The immune system encompasses a powerful arsenal of weapons against pathogenic threats. But what stops healthy tissues in the body from ending up as collateral damage during an immune response? There are many checks and balances to prevent this, one of which is immune checkpoints—a system that tumor cells leverage to evade destruction by T cells.
Immunotherapies called immune checkpoint inhibitors break down tumor cells’ shields, allowing T cells to destroy cancer. The problem? These drugs don’t always work, with many patients developing resistance to immune checkpoint inhibitors.
Now, a team of cancer researchers from MIT, Harvard, and Columbia has teamed up to uncover the molecular mechanism that undercuts checkpoint inhibitors' performance in melanoma patients.
To solve this complex puzzle, the team created Perturb-CITE-seq: a new technology that allows researchers to turn off individual genes in single cells and probe the downstream effects on the cells’ functions. The work was described in a Nature Genetics study.

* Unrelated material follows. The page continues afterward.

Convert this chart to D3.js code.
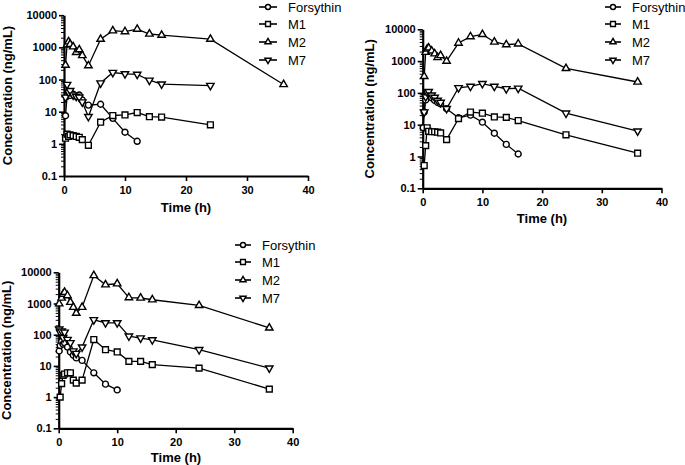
<!DOCTYPE html>
<html><head><meta charset="utf-8">
<script src="https://cdn.jsdelivr.net/npm/d3@7"></script>
<style>body{margin:0;background:#fff}svg{display:block}</style>
</head><body>
<svg id="c" width="685" height="465"></svg>
<script>
// ---- data (time h, concentration ng/mL) ----
const seriesNames = ["Forsythin","M1","M2","M7"];
const xTicks = [0,10,20,30,40];
const yTicks = [0.1,1,10,100,1000,10000];
const yTickLabels = ["0.1","1","10","100","1000","10000"];
const xTitle = "Time (h)";
const yTitle = "Concentration (ng/mL)";

const p1Forsythin = [[0.25,7.5],[0.5,30],[0.75,40],[1,32],[1.5,35],[2,30],[2.5,33],[3,23],[4,16],[6,17],[8,6.2],[10,2.3],[12,1.2]];
const p1M1 = [[0.25,1.5],[0.5,2.0],[0.75,1.7],[1,1.9],[1.5,1.8],[2,1.7],[2.5,1.6],[3,1.35],[4,0.9],[6,4.7],[8,7.6],[10,7.9],[12,9.4],[14,7],[16,6.8],[24,3.9]];
const p1M2 = [[0.25,280],[0.5,1200],[0.75,1500],[1,1250],[1.5,1050],[2,700],[2.5,850],[3,560],[4,270],[6,1800],[8,3300],[10,3100],[12,3700],[14,2600],[16,2400],[24,1800],[36,70]];
const p1M7 = [[0.25,28],[0.5,70],[0.75,40],[1,45],[1.5,33],[2,30],[2.5,28],[3,20],[4,7],[6,78],[8,165],[10,150],[12,145],[14,95],[16,72],[24,65]];

const p2Forsythin = [[0.083,8],[0.25,25],[0.5,60],[0.75,85],[1,95],[1.5,70],[2,58],[2.5,50],[3,45],[4,32],[6,16.5],[8,20],[10,12],[12,5.4],[14,2.4],[16,1.2]];
const p2M1 = [[0.25,0.52],[0.5,2.2],[0.75,8],[1,6.2],[1.5,6],[2,6],[2.5,5.8],[3,5.5],[4,3.4],[6,15.5],[8,25],[10,23],[12,17.5],[14,17],[16,13.5],[24,4.8],[36,1.27]];
const p2M2 = [[0.25,330],[0.5,1900],[0.75,2400],[1,2600],[1.5,2100],[2,1700],[2.5,1300],[3,1500],[4,1000],[6,3700],[8,5900],[10,6900],[12,4000],[14,3300],[16,3500],[24,590],[36,220]];
const p2M7 = [[0.25,25],[0.5,75],[0.75,105],[1,110],[1.5,85],[2,72],[2.5,58],[3,50],[4,32],[6,145],[8,160],[10,195],[12,160],[14,135],[16,140],[24,23],[36,6.3]];

const p3Forsythin = [[0.083,30],[0.25,45],[0.5,60],[0.75,50],[1,55],[1.5,40],[2,28],[2.5,22],[3,18],[4,15],[6,6],[8,2.6],[10,1.7]];
const p3M1 = [[0.25,1.0],[0.5,2.7],[0.75,5],[1,5.5],[1.5,6],[2,6],[2.5,3.5],[3,2.8],[4,3.5],[6,70],[8,33],[10,28],[12,14],[14,14],[16,11],[24,8.5],[36,1.8]];
const p3M2 = [[0.083,980],[0.5,1500],[0.75,2000],[1,2300],[1.5,1800],[2,1100],[2.5,760],[3,490],[4,760],[6,7900],[8,4000],[10,4300],[12,1550],[14,1500],[16,1320],[24,870],[36,165]];
const p3M7 = [[0.083,150],[0.25,120],[0.5,130],[0.75,80],[1,120],[1.5,70],[2,55],[2.5,30],[3,25],[4,40],[6,300],[8,240],[10,240],[12,90],[14,78],[16,68],[24,33],[36,8.5]];

// ---- layout ----
const panels = [
  {x0:64, x1:308, yTop:15.2, yBot:176, series:[p1Forsythin,p1M1,p1M2,p1M7],
   yLab:[7,95.5], xLab:[186,212], leg:{x:259, w:18, tx:288, y:[7,24,42,60]}},
  {x0:422.7, x1:661.5, yTop:29.3, yBot:188.3, series:[p2Forsythin,p2M1,p2M2,p2M7],
   yLab:[369.5,108.8], xLab:[542,223], leg:{x:605, w:16, tx:632, y:[7,24,42,60]}},
  {x0:58.7, x1:292.7, yTop:272.3, yBot:428.3, series:[p3Forsythin,p3M1,p3M2,p3M7],
   yLab:[6.5,350.3], xLab:[176,462], leg:{x:235, w:16, tx:262, y:[245,262,280,298]}}
];
const symTypes = [d3.symbolCircle, d3.symbolSquare, d3.symbolTriangle, d3.symbolTriangle];
const symSizes = [28, 34, 24, 24];
const font = "'Liberation Sans', Arial, Helvetica, sans-serif";

const svg = d3.select("#c");

function marker(g, i, x, y, scale) {
  const p = d3.symbol().type(symTypes[i]).size(symSizes[i]*scale)();
  g.append("path").attr("d", p)
    .attr("transform", `translate(${x},${y})` + (i===3 ? " rotate(180)" : ""))
    .attr("fill", "#fff").attr("stroke", "#000").attr("stroke-width", 1.4);
}

const minorTicks = [];
for (let e=-1; e<4; e++) for (let k=2; k<10; k++) minorTicks.push(k*Math.pow(10,e));

panels.forEach(P => {
  const x = d3.scaleLinear().domain([0,40]).range([P.x0, P.x1]);
  const y = d3.scaleLog().domain([0.1,10000]).range([P.yBot, P.yTop]);
  const g = svg.append("g");

  // minor y ticks
  const ym = g.append("g").attr("transform", `translate(${P.x0},0)`)
    .call(d3.axisLeft(y).tickValues(minorTicks).tickSize(3).tickSizeOuter(0).tickFormat(""));
  ym.select(".domain").remove();
  ym.selectAll("line").attr("stroke-width", 1);

  // major y axis
  const ya = g.append("g").attr("transform", `translate(${P.x0},0)`)
    .call(d3.axisLeft(y).tickValues(yTicks).tickSize(5).tickSizeOuter(0).tickPadding(2)
      .tickFormat((d,i) => yTickLabels[i]));
  ya.select(".domain").attr("stroke-width", 2.2);
  ya.selectAll(".tick line").attr("stroke-width", 1.6);
  ya.selectAll("text").attr("font-family", font).attr("font-size", 11).attr("font-weight", "bold").attr("fill", "#000");

  // x axis
  const xa = g.append("g").attr("transform", `translate(0,${P.yBot})`)
    .call(d3.axisBottom(x).tickValues(xTicks).tickSize(5).tickSizeOuter(0).tickPadding(5));
  xa.select(".domain").attr("stroke-width", 2.2);
  xa.selectAll(".tick line").attr("stroke-width", 1.6);
  xa.selectAll("text").attr("font-family", font).attr("font-size", 11).attr("font-weight", "bold").attr("fill", "#000");

  // titles
  g.append("text").attr("transform", `translate(${P.yLab[0]},${P.yLab[1]}) rotate(-90)`)
    .attr("text-anchor", "middle").attr("dominant-baseline", "central")
    .attr("font-family", font).attr("font-size", 13).attr("font-weight", "bold").text(yTitle);
  g.append("text").attr("x", P.xLab[0]).attr("y", P.xLab[1])
    .attr("text-anchor", "middle")
    .attr("font-family", font).attr("font-size", 13).attr("font-weight", "bold").text(xTitle);

  // series
  const line = d3.line().x(d => x(d[0])).y(d => y(d[1]));
  P.series.forEach((s, i) => {
    g.append("path").datum(s).attr("d", line).attr("fill", "none")
      .attr("stroke", "#000").attr("stroke-width", 1.3);
  });
  P.series.forEach((s, i) => {
    s.forEach(d => marker(g, i, x(d[0]), y(d[1]), 1));
  });

  // legend
  seriesNames.forEach((n, i) => {
    const ly = P.leg.y[i];
    g.append("line").attr("x1", P.leg.x).attr("x2", P.leg.x + P.leg.w)
      .attr("y1", ly).attr("y2", ly).attr("stroke", "#000").attr("stroke-width", 1.6);
    marker(g, i, P.leg.x + P.leg.w/2, ly, 0.7);
    g.append("text").attr("x", P.leg.tx).attr("y", ly).attr("dominant-baseline", "central")
      .attr("font-family", font).attr("font-size", 13).attr("fill", "#000").text(n);
  });
});
</script>
</body></html>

Here, the team isolated melanoma cells and T cells from patients and grew them under lab conditions. They then applied Perturb-CITE-seq to modify 750 different genes in the cancer cells. The technique allowed them to investigate how these gene alterations impacted melanoma cells’ susceptibility to T cells. A huge library of these data from over 218,000 was amassed, for which the scientists developed a computational model to draw out patterns from the dataset.
These novel analytical tools paved the way for a breakthrough discovery: Melanoma cells with little to no expression of the CD58 protein were resistant to attack by T cells. Deleting CD58 in melanoma cell lines was also shown to protect tumor cells from immune destruction, a finding which highlights a promising drug development target.
“What is especially informative with this model is the ability to ‘treat’ a patient’s tumor with their own T cells in a laboratory setting – the same way a researcher might screen drugs in a cell line,” said the study’s co-first author Chris Frangieh.
According to the authors, Perturb-CITE-seq can help deepen our understanding of the genetic influences involved in other diseases. “Adding a protein read-out expands the types of biological questions we can ask with our screens,” said co-first author Pratiksha Thakore.